Everyone tries to put some type of protection circuitry on the exposed pins of their chips. This circuitry does nothing in normal operation, but turns on a low resistance path when an extremely high voltage is applied. But again, these only have so much they can handle, and it gets harder and harder to design them as the chips get denser and the minimum sizes of the circuits get smaller.
Hope this helps - I’m always willing to go on with more detail than anyone wants on this topic.
Part of the problem may be that you’re frying IC chips when they are supposed to be lightly broiled for one hour after marinating in lemon juice and milk overnight.
You have had some very good advice so far (buy a static mat + wrist strap), but I’d like to address this issue:
Why has the failure rate spiked so drastically?
Has there been a change in weather? If the air is very dry, you will retain charge for longer, and buil d up higher voltages.
Have you changed clothes? [sub](I hope so)[/sub] Are you wearing more synthetic clothes now, than you were a couple of weeks ago? Certain materials (especially synthetics) help build up high voltages, when rubbing against your body.
What about shoes? You say that you stand on a wooden floor, which probably is non-conductive, but if it is humid enough, it might be enough to let your charge seep out - if your shoes are not too good insulators.

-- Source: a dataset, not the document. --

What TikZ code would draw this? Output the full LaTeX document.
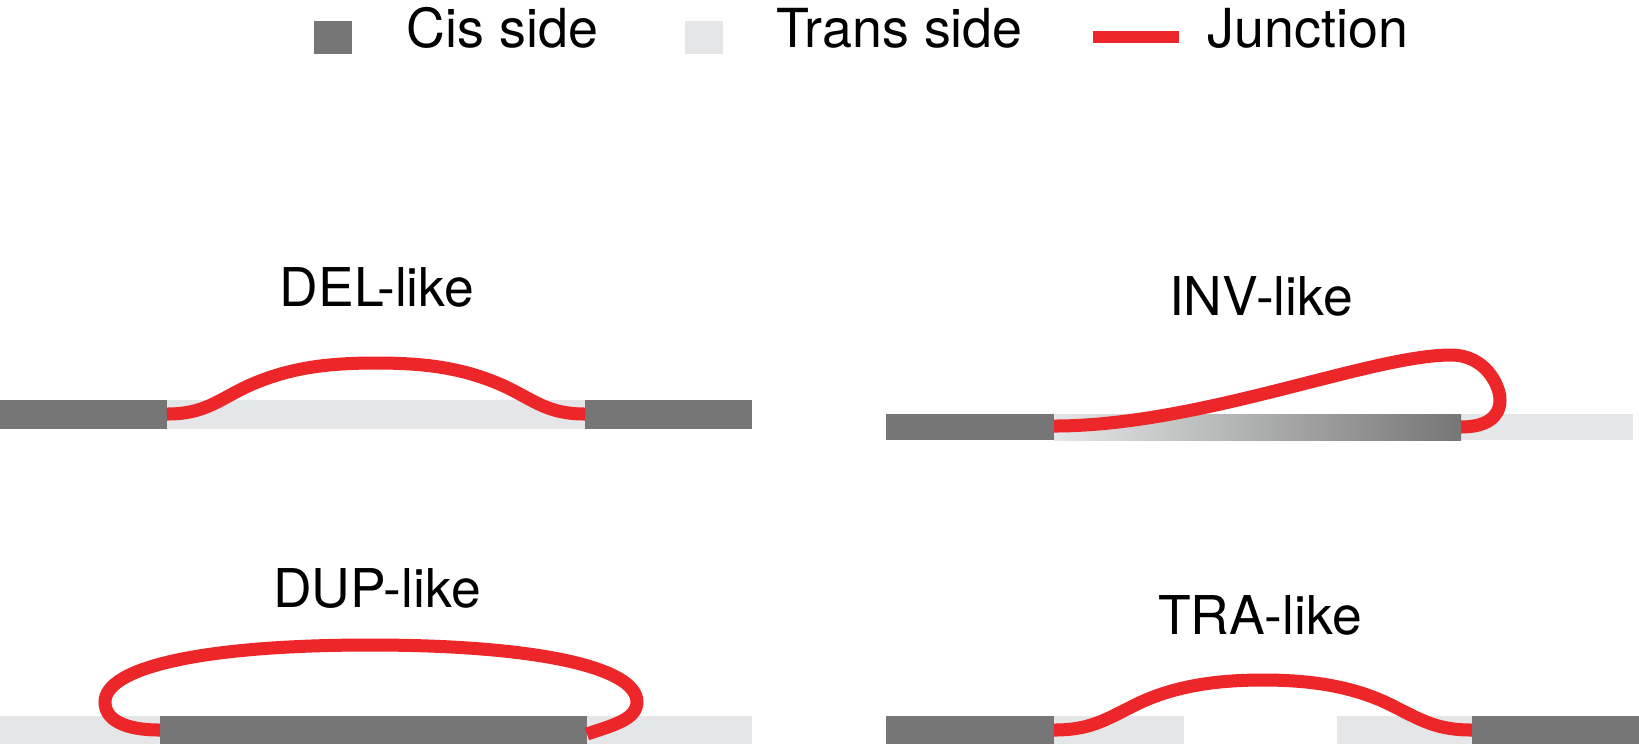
\documentclass[tikz,border=0pt]{standalone}
\usepackage{fontspec}
\setmainfont{TeX Gyre Heros}
\usetikzlibrary{positioning}
\definecolor{cisgray}{RGB}{117,118,117}
\definecolor{transgray}{RGB}{229,230,231}
\definecolor{junred}{RGB}{236,38,41}

\begin{document}
\begin{tikzpicture}[
  x=0.01cm, y=-0.01cm,
  cis/.style={fill=cisgray, draw=none},
  trans/.style={fill=transgray, draw=none},
  junction/.style={draw=junred, line width=3.7pt, line cap=butt},
  legtext/.style={font=\fontsize{15.3}{18}\selectfont, inner sep=0pt, anchor=base west},
  svtype/.style={font=\fontsize{15.2}{18}\selectfont, inner sep=0pt, anchor=base}
]
  \useasboundingbox (0,0) rectangle (1639,744);

  % legend
  \fill[cis] (314,21) rectangle (352,54);
  \node[legtext] (cistext) at (406,47) {Cis side};
  \fill[trans] (685,21) rectangle (723,54);
  \node[legtext] (transtext) at (776,47) {Trans side};
  \coordinate (jl) at (1093,37);
  \coordinate (jr) at (1179,37);
  \draw[junction, line width=3.6pt] (jl) -- (jr);
  \node[legtext] (juntext) at (1207,47) {Junction};

  % DEL-like
  \node[svtype] (del) at (377,306) {DEL-like};
  \fill[trans] (167,400) rectangle (585,429);
  \fill[cis] (0,400) rectangle (167,429);
  \fill[cis] (585,400) rectangle (752,429);
  \coordinate (delA) at (167,414);
  \coordinate (delB) at (585,414);
  \draw[junction] (delA) .. controls (205,414) and (218,400) .. (248,386)
    .. controls (288,368) and (326,363) .. (376,363)
    .. controls (426,363) and (464,368) .. (504,386)
    .. controls (534,400) and (547,414) .. (delB);

  % INV-like
  \node[svtype] (inv) at (1261,315) {INV-like};
  \fill[trans] (1461,414) rectangle (1633,440);
  \shade[left color=transgray, right color=cisgray] (1054,414) rectangle (1461,440);
  \fill[cis] (886,414) rectangle (1054,440);
  \coordinate (invA) at (1054,426);
  \coordinate (invB) at (1461,427);
  \draw[junction] (invA) .. controls (1200,426) and (1370,355) .. (1451,355)
    .. controls (1485,355) and (1500,385) .. (1500,400)
    .. controls (1500,418) and (1485,427) .. (invB);

  % DUP-like
  \node[svtype] (dup) at (377,607) {DUP-like};
  \fill[trans] (0,716) rectangle (752,744);
  \fill[cis] (160,716) rectangle (587,744);
  \coordinate (dupA) at (160,730);
  \coordinate (dupB) at (587,734);
  \draw[junction] (dupA) .. controls (125,730) and (105,720) .. (105,702)
    .. controls (105,668) and (200,645) .. (370,645)
    .. controls (540,645) and (637,668) .. (637,702)
    .. controls (637,720) and (610,726) .. (dupB);

  % TRA-like
  \node[svtype] (tra) at (1260,634) {TRA-like};
  \fill[trans] (1054,716) rectangle (1184,744);
  \fill[trans] (1337,716) rectangle (1472,744);
  \fill[cis] (886,716) rectangle (1054,744);
  \fill[cis] (1472,716) rectangle (1639,744);
  \coordinate (traA) at (1054,730);
  \coordinate (traB) at (1472,730);
  \draw[junction] (traA) .. controls (1090,730) and (1105,720) .. (1135,705)
    .. controls (1175,685) and (1220,680) .. (1263,680)
    .. controls (1306,680) and (1351,685) .. (1391,705)
    .. controls (1421,720) and (1436,730) .. (traB);
\end{tikzpicture}
\end{document}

If this is a relatively new occurance I would check carefully the environment you are in. Are there any large motors or other sources of electromagnetism? They can also induce a current in a chip that will overwhelm it. Make sure also that you plug-in is grounded properly. An ungrounded plug is usually not a big problem but in a high static area you can build up quite a charge on the case of the computer or whatever it is you are dealing with.